§ **INSTRUCTIONS TO FOLLOW**: In the records below, find the line with "Emit a web page" and the line with "0.090, 0.154, 0.168, 0.229, 0.255, 0.297, 0.285];"; return exactly those lines and every line between them.

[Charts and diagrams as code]
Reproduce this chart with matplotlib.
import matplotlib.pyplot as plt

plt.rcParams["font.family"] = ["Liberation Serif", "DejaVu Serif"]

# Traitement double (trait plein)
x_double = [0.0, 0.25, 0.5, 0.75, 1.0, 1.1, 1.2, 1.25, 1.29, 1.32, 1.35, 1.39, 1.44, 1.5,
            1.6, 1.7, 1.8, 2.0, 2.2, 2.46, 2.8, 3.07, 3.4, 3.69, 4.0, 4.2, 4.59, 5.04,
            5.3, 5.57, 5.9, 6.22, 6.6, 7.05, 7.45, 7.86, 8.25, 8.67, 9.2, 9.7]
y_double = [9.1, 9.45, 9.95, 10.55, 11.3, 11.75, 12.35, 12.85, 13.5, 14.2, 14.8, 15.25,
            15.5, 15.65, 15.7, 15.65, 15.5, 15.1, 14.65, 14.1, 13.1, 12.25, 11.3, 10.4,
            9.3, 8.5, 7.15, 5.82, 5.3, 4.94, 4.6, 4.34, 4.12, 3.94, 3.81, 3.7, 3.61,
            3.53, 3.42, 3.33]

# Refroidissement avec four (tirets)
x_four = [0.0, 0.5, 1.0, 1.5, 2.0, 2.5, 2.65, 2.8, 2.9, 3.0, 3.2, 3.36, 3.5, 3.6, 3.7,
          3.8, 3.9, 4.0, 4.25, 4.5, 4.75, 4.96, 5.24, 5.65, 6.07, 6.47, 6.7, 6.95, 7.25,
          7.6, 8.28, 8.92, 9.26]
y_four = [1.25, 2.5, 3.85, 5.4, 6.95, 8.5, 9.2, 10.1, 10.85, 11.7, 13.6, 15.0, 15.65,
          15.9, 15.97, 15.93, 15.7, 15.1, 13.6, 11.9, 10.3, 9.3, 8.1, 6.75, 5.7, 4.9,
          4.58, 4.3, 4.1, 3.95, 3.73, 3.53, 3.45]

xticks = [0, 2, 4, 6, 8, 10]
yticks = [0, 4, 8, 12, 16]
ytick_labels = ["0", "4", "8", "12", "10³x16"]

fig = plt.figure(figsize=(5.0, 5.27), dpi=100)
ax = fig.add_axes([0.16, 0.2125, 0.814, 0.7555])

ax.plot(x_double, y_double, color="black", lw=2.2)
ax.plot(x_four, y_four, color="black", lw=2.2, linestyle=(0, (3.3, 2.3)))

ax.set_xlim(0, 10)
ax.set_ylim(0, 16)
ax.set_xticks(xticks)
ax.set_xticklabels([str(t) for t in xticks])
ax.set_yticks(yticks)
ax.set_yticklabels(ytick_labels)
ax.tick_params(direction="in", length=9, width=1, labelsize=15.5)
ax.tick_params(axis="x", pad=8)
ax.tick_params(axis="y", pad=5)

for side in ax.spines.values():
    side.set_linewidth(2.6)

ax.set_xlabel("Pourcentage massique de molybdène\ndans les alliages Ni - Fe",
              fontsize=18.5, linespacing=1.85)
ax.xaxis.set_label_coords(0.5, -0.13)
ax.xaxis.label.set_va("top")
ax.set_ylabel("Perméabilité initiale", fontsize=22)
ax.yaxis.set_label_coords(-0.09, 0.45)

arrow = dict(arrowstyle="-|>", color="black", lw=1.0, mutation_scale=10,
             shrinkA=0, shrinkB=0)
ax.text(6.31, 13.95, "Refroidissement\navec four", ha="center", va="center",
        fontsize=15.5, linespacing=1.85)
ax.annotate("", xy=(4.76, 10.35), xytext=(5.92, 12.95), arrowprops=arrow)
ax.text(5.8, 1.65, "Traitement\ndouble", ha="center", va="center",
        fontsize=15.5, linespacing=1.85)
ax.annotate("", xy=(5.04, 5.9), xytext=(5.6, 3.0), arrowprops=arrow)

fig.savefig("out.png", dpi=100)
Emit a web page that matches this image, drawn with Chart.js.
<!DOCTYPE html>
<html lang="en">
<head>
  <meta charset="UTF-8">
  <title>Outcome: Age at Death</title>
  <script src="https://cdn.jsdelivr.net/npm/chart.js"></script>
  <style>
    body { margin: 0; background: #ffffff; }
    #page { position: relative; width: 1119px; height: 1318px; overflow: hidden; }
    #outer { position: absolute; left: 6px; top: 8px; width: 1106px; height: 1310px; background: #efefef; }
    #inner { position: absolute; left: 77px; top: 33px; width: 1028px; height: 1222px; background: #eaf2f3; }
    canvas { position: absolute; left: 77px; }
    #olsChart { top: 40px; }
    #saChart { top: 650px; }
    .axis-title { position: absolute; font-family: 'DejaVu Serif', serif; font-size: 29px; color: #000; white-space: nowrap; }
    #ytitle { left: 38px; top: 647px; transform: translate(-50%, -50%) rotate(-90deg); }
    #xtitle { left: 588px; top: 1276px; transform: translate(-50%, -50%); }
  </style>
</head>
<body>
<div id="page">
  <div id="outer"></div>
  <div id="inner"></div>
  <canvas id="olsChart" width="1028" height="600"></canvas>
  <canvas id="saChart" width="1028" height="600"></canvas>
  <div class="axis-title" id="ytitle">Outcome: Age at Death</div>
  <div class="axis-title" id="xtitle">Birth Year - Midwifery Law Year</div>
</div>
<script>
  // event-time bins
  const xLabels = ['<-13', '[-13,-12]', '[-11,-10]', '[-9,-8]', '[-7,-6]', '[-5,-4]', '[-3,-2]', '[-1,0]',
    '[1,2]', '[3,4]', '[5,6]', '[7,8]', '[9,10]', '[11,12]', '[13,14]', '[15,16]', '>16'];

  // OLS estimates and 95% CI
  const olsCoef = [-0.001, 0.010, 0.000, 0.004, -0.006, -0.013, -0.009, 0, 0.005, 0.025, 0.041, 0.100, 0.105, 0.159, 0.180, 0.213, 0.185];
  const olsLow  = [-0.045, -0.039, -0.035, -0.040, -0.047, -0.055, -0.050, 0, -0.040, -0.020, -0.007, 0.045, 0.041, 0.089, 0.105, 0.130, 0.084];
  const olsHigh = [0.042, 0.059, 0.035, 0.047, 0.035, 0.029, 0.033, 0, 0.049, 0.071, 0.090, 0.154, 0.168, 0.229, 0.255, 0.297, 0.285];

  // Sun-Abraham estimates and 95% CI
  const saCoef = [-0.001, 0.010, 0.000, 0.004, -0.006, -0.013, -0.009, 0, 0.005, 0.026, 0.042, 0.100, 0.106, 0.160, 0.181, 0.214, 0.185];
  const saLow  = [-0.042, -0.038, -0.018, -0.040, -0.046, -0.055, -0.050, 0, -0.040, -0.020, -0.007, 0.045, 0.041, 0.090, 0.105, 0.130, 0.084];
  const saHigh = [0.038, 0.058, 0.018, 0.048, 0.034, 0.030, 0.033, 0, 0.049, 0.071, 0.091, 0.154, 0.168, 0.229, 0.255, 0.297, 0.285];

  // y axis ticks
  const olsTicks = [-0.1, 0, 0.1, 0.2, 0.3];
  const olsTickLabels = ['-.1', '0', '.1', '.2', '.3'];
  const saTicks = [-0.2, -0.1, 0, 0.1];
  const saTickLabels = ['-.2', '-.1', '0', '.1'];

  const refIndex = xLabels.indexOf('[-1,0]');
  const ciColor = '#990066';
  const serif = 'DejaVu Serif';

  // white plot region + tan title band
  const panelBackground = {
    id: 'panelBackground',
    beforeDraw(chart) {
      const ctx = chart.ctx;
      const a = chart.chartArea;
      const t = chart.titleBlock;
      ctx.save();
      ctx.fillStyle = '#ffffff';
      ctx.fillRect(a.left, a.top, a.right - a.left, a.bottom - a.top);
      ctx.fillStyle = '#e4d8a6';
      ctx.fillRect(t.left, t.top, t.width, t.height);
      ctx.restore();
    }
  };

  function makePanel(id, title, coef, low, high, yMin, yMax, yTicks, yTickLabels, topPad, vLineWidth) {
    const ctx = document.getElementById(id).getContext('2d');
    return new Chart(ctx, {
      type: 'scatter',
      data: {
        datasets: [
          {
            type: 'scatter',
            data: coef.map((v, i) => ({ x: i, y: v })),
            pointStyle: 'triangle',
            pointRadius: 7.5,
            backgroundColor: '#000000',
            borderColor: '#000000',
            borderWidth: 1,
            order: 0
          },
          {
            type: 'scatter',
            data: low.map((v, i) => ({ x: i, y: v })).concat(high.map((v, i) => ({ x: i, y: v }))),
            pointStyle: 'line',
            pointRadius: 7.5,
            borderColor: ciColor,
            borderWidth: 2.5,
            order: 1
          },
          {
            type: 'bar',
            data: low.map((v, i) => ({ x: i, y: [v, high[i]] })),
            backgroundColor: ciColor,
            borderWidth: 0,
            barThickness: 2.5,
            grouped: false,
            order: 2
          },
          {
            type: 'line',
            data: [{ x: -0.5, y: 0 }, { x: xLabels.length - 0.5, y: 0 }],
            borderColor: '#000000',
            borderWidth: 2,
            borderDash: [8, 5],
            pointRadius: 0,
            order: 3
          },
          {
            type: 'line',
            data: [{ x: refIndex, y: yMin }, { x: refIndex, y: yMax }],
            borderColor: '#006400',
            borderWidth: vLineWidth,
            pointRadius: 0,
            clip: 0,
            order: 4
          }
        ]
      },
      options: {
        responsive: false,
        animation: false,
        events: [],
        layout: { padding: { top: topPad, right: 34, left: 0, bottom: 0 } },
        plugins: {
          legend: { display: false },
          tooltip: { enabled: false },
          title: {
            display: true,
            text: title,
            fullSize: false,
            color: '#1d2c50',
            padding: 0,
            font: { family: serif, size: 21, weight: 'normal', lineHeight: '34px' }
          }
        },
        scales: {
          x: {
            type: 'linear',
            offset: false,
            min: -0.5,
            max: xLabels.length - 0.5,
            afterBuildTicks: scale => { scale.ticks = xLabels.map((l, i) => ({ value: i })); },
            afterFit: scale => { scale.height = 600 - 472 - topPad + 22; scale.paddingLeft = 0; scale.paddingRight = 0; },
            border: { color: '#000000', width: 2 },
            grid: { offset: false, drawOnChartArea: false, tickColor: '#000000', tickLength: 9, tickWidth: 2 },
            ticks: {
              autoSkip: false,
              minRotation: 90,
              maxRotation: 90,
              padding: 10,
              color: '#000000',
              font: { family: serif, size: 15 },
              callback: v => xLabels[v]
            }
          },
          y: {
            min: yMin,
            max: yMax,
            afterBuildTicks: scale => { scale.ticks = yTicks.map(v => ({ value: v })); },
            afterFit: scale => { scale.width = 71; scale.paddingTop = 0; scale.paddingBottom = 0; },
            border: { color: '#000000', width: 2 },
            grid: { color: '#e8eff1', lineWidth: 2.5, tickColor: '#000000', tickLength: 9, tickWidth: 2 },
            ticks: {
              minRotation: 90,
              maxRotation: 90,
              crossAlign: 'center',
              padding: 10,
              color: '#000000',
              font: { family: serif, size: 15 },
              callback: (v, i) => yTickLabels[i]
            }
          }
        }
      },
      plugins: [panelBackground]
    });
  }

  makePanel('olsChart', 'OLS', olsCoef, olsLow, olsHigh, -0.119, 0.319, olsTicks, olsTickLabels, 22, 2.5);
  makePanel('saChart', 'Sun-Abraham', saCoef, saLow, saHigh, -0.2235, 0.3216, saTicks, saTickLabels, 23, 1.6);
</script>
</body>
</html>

§ **WRITTEN ANSWER**:
Emit a web page that matches this image, drawn with Chart.js.
<!DOCTYPE html>
<html lang="en">
<head>
  <meta charset="UTF-8">
  <title>Outcome: Age at Death</title>
  <script src="https://cdn.jsdelivr.net/npm/chart.js"></script>
  <style>
    body { margin: 0; background: #ffffff; }
    #page { position: relative; width: 1119px; height: 1318px; overflow: hidden; }
    #outer { position: absolute; left: 6px; top: 8px; width: 1106px; height: 1310px; background: #efefef; }
    #inner { position: absolute; left: 77px; top: 33px; width: 1028px; height: 1222px; background: #eaf2f3; }
    canvas { position: absolute; left: 77px; }
    #olsChart { top: 40px; }
    #saChart { top: 650px; }
    .axis-title { position: absolute; font-family: 'DejaVu Serif', serif; font-size: 29px; color: #000; white-space: nowrap; }
    #ytitle { left: 38px; top: 647px; transform: translate(-50%, -50%) rotate(-90deg); }
    #xtitle { left: 588px; top: 1276px; transform: translate(-50%, -50%); }
  </style>
</head>
<body>
<div id="page">
  <div id="outer"></div>
  <div id="inner"></div>
  <canvas id="olsChart" width="1028" height="600"></canvas>
  <canvas id="saChart" width="1028" height="600"></canvas>
  <div class="axis-title" id="ytitle">Outcome: Age at Death</div>
  <div class="axis-title" id="xtitle">Birth Year - Midwifery Law Year</div>
</div>
<script>
  // event-time bins
  const xLabels = ['<-13', '[-13,-12]', '[-11,-10]', '[-9,-8]', '[-7,-6]', '[-5,-4]', '[-3,-2]', '[-1,0]',
    '[1,2]', '[3,4]', '[5,6]', '[7,8]', '[9,10]', '[11,12]', '[13,14]', '[15,16]', '>16'];

  // OLS estimates and 95% CI
  const olsCoef = [-0.001, 0.010, 0.000, 0.004, -0.006, -0.013, -0.009, 0, 0.005, 0.025, 0.041, 0.100, 0.105, 0.159, 0.180, 0.213, 0.185];
  const olsLow  = [-0.045, -0.039, -0.035, -0.040, -0.047, -0.055, -0.050, 0, -0.040, -0.020, -0.007, 0.045, 0.041, 0.089, 0.105, 0.130, 0.084];
  const olsHigh = [0.042, 0.059, 0.035, 0.047, 0.035, 0.029, 0.033, 0, 0.049, 0.071, 0.090, 0.154, 0.168, 0.229, 0.255, 0.297, 0.285];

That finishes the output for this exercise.